По рассказу американца Эдварда Кондона, то были Макс Борн и Вернер Гейзенберг. А заканчивается этот рассказ так:
«Оба теоретика решили, что услышали глупейший совет, ибо Гильберт просто не понял, о чем шла речь. Зато Гильберт потом с наслажденьем смеялся, показывая им, что они могли бы открыть шредингеровскую волновую механику на шесть месяцев раньше ее автора, если бы повнимательней отнеслись к его, гильбертовым, словам».
Вот когда шекспировская Селия могла в очередной раз воскликнуть: «Удивительнейшим образом удивительно!»
Трудно было бы найти лучшую демонстрацию слепоты односторонности. И одновременно — правдивости классически невозможного образа волн–частиц. Гора перед глазами двух альпинистов была единой. Иначе лишь одна из двух механик оказалась бы истинной — либо матричная, либо волновая. А теперь они естественно объединились, или, лучше, воссоединились под общим именем: квантовая механика микромира.

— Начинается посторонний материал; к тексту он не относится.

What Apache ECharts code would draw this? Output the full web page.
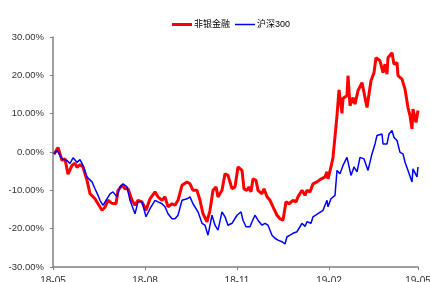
<!DOCTYPE html>
<html>
<head>
<meta charset="utf-8">
<script src="https://cdn.jsdelivr.net/npm/echarts@6/dist/echarts.min.js"></script>
<style>
html,body{margin:0;padding:0;background:#fff;}
#chart{width:430px;height:282px;}
</style>
</head>
<body>
<div id="chart"></div>
<script>
const seriesNames = ['非银金融', '沪深300'];
const tickDates = ['2018-05-01','2018-08-01','2018-11-01','2019-02-01','2019-05-01'];
const tickLabels = ['18-05','18-08','18-11','19-02','19-05'];
const yTicks = [-30, -20, -10, 0, 10, 20, 30];

const redDates = ['2018-05-02','2018-05-06','2018-05-10','2018-05-13','2018-05-16','2018-05-20','2018-05-23','2018-05-25','2018-05-28','2018-05-31',
'2018-06-04','2018-06-07','2018-06-12','2018-06-15','2018-06-19','2018-06-22','2018-06-25','2018-06-29','2018-07-03','2018-07-05',
'2018-07-09','2018-07-12','2018-07-15','2018-07-19','2018-07-22','2018-07-25','2018-07-29','2018-08-02','2018-08-06','2018-08-11',
'2018-08-14','2018-08-18','2018-08-21','2018-08-24','2018-08-28','2018-08-31','2018-09-03','2018-09-07','2018-09-12','2018-09-15',
'2018-09-18','2018-09-22','2018-09-25','2018-09-28','2018-10-02','2018-10-05','2018-10-08','2018-10-11','2018-10-13','2018-10-17',
'2018-10-20','2018-10-23','2018-10-27','2018-10-30','2018-11-02','2018-11-06','2018-11-08','2018-11-11','2018-11-13','2018-11-15',
'2018-11-17','2018-11-20','2018-11-22','2018-11-26','2018-11-28','2018-12-01','2018-12-04','2018-12-07','2018-12-11','2018-12-14',
'2018-12-17','2018-12-20','2018-12-23','2018-12-27','2018-12-30','2019-01-01','2019-01-05','2019-01-08','2019-01-10','2019-01-13',
'2019-01-16','2019-01-20','2019-01-23','2019-01-28','2019-01-30','2019-01-31','2019-02-03','2019-02-05','2019-02-07','2019-02-09',
'2019-02-11','2019-02-14','2019-02-15','2019-02-19','2019-02-20','2019-02-22','2019-02-25','2019-02-27','2019-03-02','2019-03-06',
'2019-03-08','2019-03-11','2019-03-13','2019-03-15','2019-03-18','2019-03-20','2019-03-24','2019-03-27','2019-03-29','2019-03-31',
'2019-04-01','2019-04-05','2019-04-07','2019-04-10','2019-04-11','2019-04-15','2019-04-18','2019-04-21','2019-04-23','2019-04-25',
'2019-04-26','2019-04-29','2019-05-01'];
const redValues = [-0.6,1.2,-2.2,-1.8,-5.8,-3.5,-2.9,-4.0,-3.3,-3.9,
-7.4,-10.9,-12.2,-13.5,-15.2,-14.4,-12.6,-13.4,-13.5,-10.0,
-8.7,-9.6,-9.6,-12.6,-13.9,-12.6,-13.0,-15.2,-12.2,-10.4,
-11.7,-12.6,-11.7,-14.3,-13.5,-13.9,-12.6,-8.7,-7.8,-8.3,
-10.0,-10.0,-12.6,-16.1,-18.2,-15.2,-10.0,-9.1,-11.7,-10.0,
-5.7,-6.1,-9.6,-9.1,-3.9,-4.8,-9.6,-10.0,-9.1,-10.4,
-7.0,-7.4,-10.0,-10.9,-9.6,-11.7,-12.6,-14.3,-16.5,-17.4,
-17.8,-13.0,-13.5,-12.6,-13.0,-11.7,-10.0,-11.3,-10.0,-10.4,
-8.3,-7.8,-7.2,-6.5,-5.2,-7.0,-3.9,-1.4,-0.9,9.5,
16.2,10.1,14.0,14.7,19.9,12.1,14.2,12.5,16.0,18.1,
15.5,11.6,11.2,18.6,20.7,24.6,23.8,20.7,22.9,20.3,
24.6,25.9,22.9,23.3,19.9,19.0,16.4,11.6,9.5,6.0,
11.2,7.7,10.8];

const blueDates = ['2018-05-02','2018-05-05','2018-05-10','2018-05-15','2018-05-18','2018-05-21','2018-05-25','2018-05-28','2018-05-31','2018-06-04',
'2018-06-09','2018-06-12','2018-06-15','2018-06-17','2018-06-20','2018-06-24','2018-06-27','2018-06-30','2018-07-04','2018-07-07',
'2018-07-10','2018-07-14','2018-07-17','2018-07-22','2018-07-25','2018-07-29','2018-08-02','2018-08-06','2018-08-11','2018-08-14',
'2018-08-18','2018-08-21','2018-08-24','2018-08-28','2018-08-31','2018-09-03','2018-09-07','2018-09-12','2018-09-15','2018-09-18',
'2018-09-23','2018-09-27','2018-09-30','2018-10-03','2018-10-07','2018-10-10','2018-10-13','2018-10-17','2018-10-20','2018-10-23',
'2018-10-27','2018-11-01','2018-11-05','2018-11-07','2018-11-10','2018-11-14','2018-11-16','2018-11-19','2018-11-22','2018-11-26',
'2018-11-29','2018-12-02','2018-12-06','2018-12-09','2018-12-12','2018-12-16','2018-12-19','2018-12-21','2018-12-24','2018-12-27',
'2018-12-31','2019-01-03','2019-01-05','2019-01-08','2019-01-10','2019-01-14','2019-01-16','2019-01-21','2019-01-26','2019-01-30',
'2019-01-31','2019-02-03','2019-02-07','2019-02-09','2019-02-12','2019-02-15','2019-02-19','2019-02-23','2019-02-26','2019-03-01',
'2019-03-04','2019-03-08','2019-03-12','2019-03-16','2019-03-19','2019-03-21','2019-03-26','2019-03-27','2019-03-31','2019-04-02',
'2019-04-05','2019-04-07','2019-04-10','2019-04-13','2019-04-16','2019-04-18','2019-04-21','2019-04-25','2019-04-26','2019-04-30',
'2019-05-01'];
const blueValues = [-0.5,0.4,-1.8,-2.2,-3.0,-1.5,-2.7,-2.0,-3.5,-6.5,
-7.8,-9.6,-11.3,-12.6,-13.9,-12.2,-10.9,-10.4,-11.7,-9.1,
-8.3,-9.1,-12.6,-16.1,-13.0,-13.0,-16.9,-14.8,-12.6,-13.0,
-13.5,-14.3,-16.1,-17.4,-17.4,-16.5,-12.6,-12.2,-11.7,-13.5,
-15.6,-18.6,-19.1,-21.7,-16.5,-19.1,-20.4,-15.6,-16.9,-19.1,
-18.6,-16.5,-15.6,-17.8,-19.5,-19.5,-18.2,-16.5,-17.8,-19.1,
-18.6,-19.1,-21.7,-22.5,-23.0,-23.4,-24.0,-22.1,-21.7,-21.2,
-20.8,-19.5,-18.6,-19.4,-18.2,-18.6,-16.9,-16.1,-15.2,-12.6,
-14.3,-12.2,-11.3,-4.8,-5.7,-3.5,-1.4,-6.1,-3.9,-5.2,
-1.4,-1.8,-4.8,-0.5,2.1,4.3,4.7,2.1,2.1,4.7,
5.6,3.8,3.0,-0.1,-0.5,-2.6,-4.8,-7.8,-4.4,-6.5,
-3.9];

function parseLocal(s) {
  const p = s.split('-').map(Number);
  return new Date(p[0], p[1] - 1, p[2]).getTime();
}
const tickTimes = tickDates.map(parseLocal);

const chart = echarts.init(document.getElementById('chart'), null, {renderer: 'canvas'});
const font = 'Arial, "Liberation Sans", "Noto Sans CJK SC", sans-serif';

chart.setOption({
  animation: false,
  backgroundColor: '#ffffff',
  textStyle: {fontFamily: font},
  legend: {
    data: [
      {name: seriesNames[0], icon: 'path://M0,0H20V3H0Z'},
      {name: seriesNames[1], icon: 'path://M0,0H20V1.5H0Z'}
    ],
    left: 167,
    top: 15,
    itemWidth: 20,
    itemHeight: 10,
    itemGap: 5,
    symbolKeepAspect: true,
    textStyle: {fontSize: 9, color: '#000', fontFamily: font, padding: [0, 0, 0, -3]}
  },
  grid: {left: 53, right: 12, top: 37, bottom: 15, containLabel: false, outerBoundsMode: 'none'},
  xAxis: {
    type: 'value',
    min: tickTimes[0],
    max: tickTimes[tickTimes.length - 1],
    scale: true,
    splitLine: {show: false},
    axisLine: {show: true, onZero: false, lineStyle: {color: '#808080', width: 1.5}},
    axisTick: {show: true, inside: false, length: 3, customValues: tickTimes, lineStyle: {color: '#808080', width: 1}},
    axisLabel: {
      customValues: tickTimes,
      fontSize: 10,
      color: '#333',
      margin: 9,
      showMinLabel: true,
      showMaxLabel: true,
      hideOverlap: false,
      formatter: function (v) {
        for (let i = 0; i < tickTimes.length; i++) {
          if (Math.abs(tickTimes[i] - v) < 43200000) return tickLabels[i];
        }
        return '';
      }
    }
  },
  yAxis: {
    type: 'value',
    min: yTicks[0],
    max: yTicks[yTicks.length - 1],
    interval: 10,
    splitLine: {show: false},
    axisLine: {show: true, lineStyle: {color: '#808080', width: 1.5}},
    axisTick: {show: true, length: 3, lineStyle: {color: '#808080', width: 1}},
    axisLabel: {
      fontSize: 9.5,
      color: '#333',
      margin: 9,
      formatter: function (v) { return v.toFixed(2) + '%'; }
    }
  },
  series: [
    {
      name: seriesNames[0],
      type: 'line',
      symbol: 'none',
      data: redDates.map((d, i) => [parseLocal(d), redValues[i]]),
      lineStyle: {color: '#ff0000', width: 3},
      itemStyle: {color: '#ff0000'}
    },
    {
      name: seriesNames[1],
      type: 'line',
      symbol: 'none',
      data: blueDates.map((d, i) => [parseLocal(d), blueValues[i]]),
      lineStyle: {color: '#0000ff', width: 1.5},
      itemStyle: {color: '#0000ff'}
    }
  ]
});
</script>
</body>
</html>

Можно было бы ожидать, что противоборство тех исходных идей придет к завершению. Но нет, страсти вовсе не улеглись. Через четверть века с лишним, уже в 50–х годах, Луи де Бройль однажды сказал, вспоминая не знавшее штилей бурное течение нашей хорошей истории:
«Наиболее драматическим событием современной микрофизики было, как известно, открытие двойственности — волна–частица».
«Как известно!» Ветераны квантовой революции познали это на собственном опыте, тоже двойственном — в одно и то же время мучительном и счастливом.